> **DIRECTIVE**
Give every line back verbatim, dropping all images.

> **DATA LINES**
┌────────
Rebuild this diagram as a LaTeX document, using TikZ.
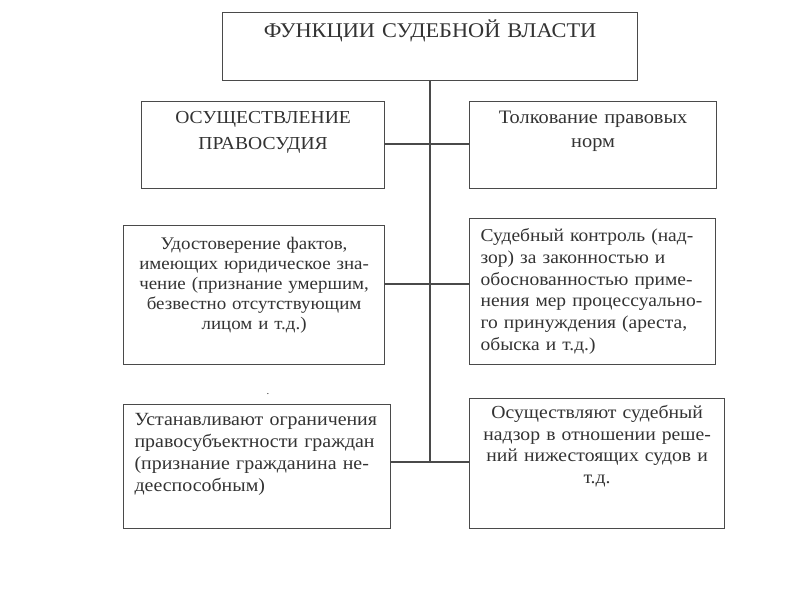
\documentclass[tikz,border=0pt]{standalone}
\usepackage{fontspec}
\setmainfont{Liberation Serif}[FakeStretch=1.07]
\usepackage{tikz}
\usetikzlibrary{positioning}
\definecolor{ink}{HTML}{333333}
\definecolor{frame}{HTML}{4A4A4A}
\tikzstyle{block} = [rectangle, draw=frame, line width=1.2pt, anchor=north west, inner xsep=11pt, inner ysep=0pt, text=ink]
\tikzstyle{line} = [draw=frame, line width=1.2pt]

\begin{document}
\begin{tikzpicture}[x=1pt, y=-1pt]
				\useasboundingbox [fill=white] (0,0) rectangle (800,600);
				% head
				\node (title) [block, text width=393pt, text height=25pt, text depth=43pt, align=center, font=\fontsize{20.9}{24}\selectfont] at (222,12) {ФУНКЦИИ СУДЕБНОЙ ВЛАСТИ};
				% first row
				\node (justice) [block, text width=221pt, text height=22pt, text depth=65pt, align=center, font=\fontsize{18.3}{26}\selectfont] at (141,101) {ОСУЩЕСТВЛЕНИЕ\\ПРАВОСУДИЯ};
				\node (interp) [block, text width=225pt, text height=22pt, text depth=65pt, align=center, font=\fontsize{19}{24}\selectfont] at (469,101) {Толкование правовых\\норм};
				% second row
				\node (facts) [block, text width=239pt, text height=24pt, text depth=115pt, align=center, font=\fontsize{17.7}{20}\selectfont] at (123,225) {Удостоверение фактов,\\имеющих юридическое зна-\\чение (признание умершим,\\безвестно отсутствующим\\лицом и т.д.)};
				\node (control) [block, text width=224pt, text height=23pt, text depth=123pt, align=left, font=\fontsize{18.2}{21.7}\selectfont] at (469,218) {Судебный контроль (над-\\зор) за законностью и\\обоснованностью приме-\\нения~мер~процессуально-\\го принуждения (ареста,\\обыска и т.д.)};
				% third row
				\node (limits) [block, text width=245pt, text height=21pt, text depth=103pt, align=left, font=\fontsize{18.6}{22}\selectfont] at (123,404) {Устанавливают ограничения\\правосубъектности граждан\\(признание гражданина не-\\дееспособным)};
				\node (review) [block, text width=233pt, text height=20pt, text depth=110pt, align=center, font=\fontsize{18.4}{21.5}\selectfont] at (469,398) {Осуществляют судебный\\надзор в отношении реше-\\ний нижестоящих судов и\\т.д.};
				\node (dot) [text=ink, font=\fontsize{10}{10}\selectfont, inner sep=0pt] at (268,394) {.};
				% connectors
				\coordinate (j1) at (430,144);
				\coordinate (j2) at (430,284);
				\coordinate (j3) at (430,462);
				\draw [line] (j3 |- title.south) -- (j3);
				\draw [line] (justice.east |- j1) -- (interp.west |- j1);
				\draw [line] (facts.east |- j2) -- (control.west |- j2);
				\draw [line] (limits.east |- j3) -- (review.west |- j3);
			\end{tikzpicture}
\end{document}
└────────
> **EXERCISE RESULT**
Rebuild this diagram as a LaTeX document, using TikZ.
\documentclass[tikz,border=0pt]{standalone}
\usepackage{fontspec}
\setmainfont{Liberation Serif}[FakeStretch=1.07]
\usepackage{tikz}
\usetikzlibrary{positioning}
\definecolor{ink}{HTML}{333333}
\definecolor{frame}{HTML}{4A4A4A}
\tikzstyle{block} = [rectangle, draw=frame, line width=1.2pt, anchor=north west, inner xsep=11pt, inner ysep=0pt, text=ink]
\tikzstyle{line} = [draw=frame, line width=1.2pt]

\begin{document}
\begin{tikzpicture}[x=1pt, y=-1pt]
				\useasboundingbox [fill=white] (0,0) rectangle (800,600);
				% head
				\node (title) [block, text width=393pt, text height=25pt, text depth=43pt, align=center, font=\fontsize{20.9}{24}\selectfont] at (222,12) {ФУНКЦИИ СУДЕБНОЙ ВЛАСТИ};
				% first row
				\node (justice) [block, text width=221pt, text height=22pt, text depth=65pt, align=center, font=\fontsize{18.3}{26}\selectfont] at (141,101) {ОСУЩЕСТВЛЕНИЕ\\ПРАВОСУДИЯ};
				\node (interp) [block, text width=225pt, text height=22pt, text depth=65pt, align=center, font=\fontsize{19}{24}\selectfont] at (469,101) {Толкование правовых\\норм};
				% second row
				\node (facts) [block, text width=239pt, text height=24pt, text depth=115pt, align=center, font=\fontsize{17.7}{20}\selectfont] at (123,225) {Удостоверение фактов,\\имеющих юридическое зна-\\чение (признание умершим,\\безвестно отсутствующим\\лицом и т.д.)};
				\node (control) [block, text width=224pt, text height=23pt, text depth=123pt, align=left, font=\fontsize{18.2}{21.7}\selectfont] at (469,218) {Судебный контроль (над-\\зор) за законностью и\\обоснованностью приме-\\нения~мер~процессуально-\\го принуждения (ареста,\\обыска и т.д.)};
				% third row
				\node (limits) [block, text width=245pt, text height=21pt, text depth=103pt, align=left, font=\fontsize{18.6}{22}\selectfont] at (123,404) {Устанавливают ограничения\\правосубъектности граждан\\(признание гражданина не-\\дееспособным)};
				\node (review) [block, text width=233pt, text height=20pt, text depth=110pt, align=center, font=\fontsize{18.4}{21.5}\selectfont] at (469,398) {Осуществляют судебный\\надзор в отношении реше-\\ний нижестоящих судов и\\т.д.};
				\node (dot) [text=ink, font=\fontsize{10}{10}\selectfont, inner sep=0pt] at (268,394) {.};
				% connectors
				\coordinate (j1) at (430,144);
				\coordinate (j2) at (430,284);
				\coordinate (j3) at (430,462);
				\draw [line] (j3 |- title.south) -- (j3);
				\draw [line] (justice.east |- j1) -- (interp.west |- j1);
				\draw [line] (facts.east |- j2) -- (control.west |- j2);
				\draw [line] (limits.east |- j3) -- (review.west |- j3);
			\end{tikzpicture}
\end{document}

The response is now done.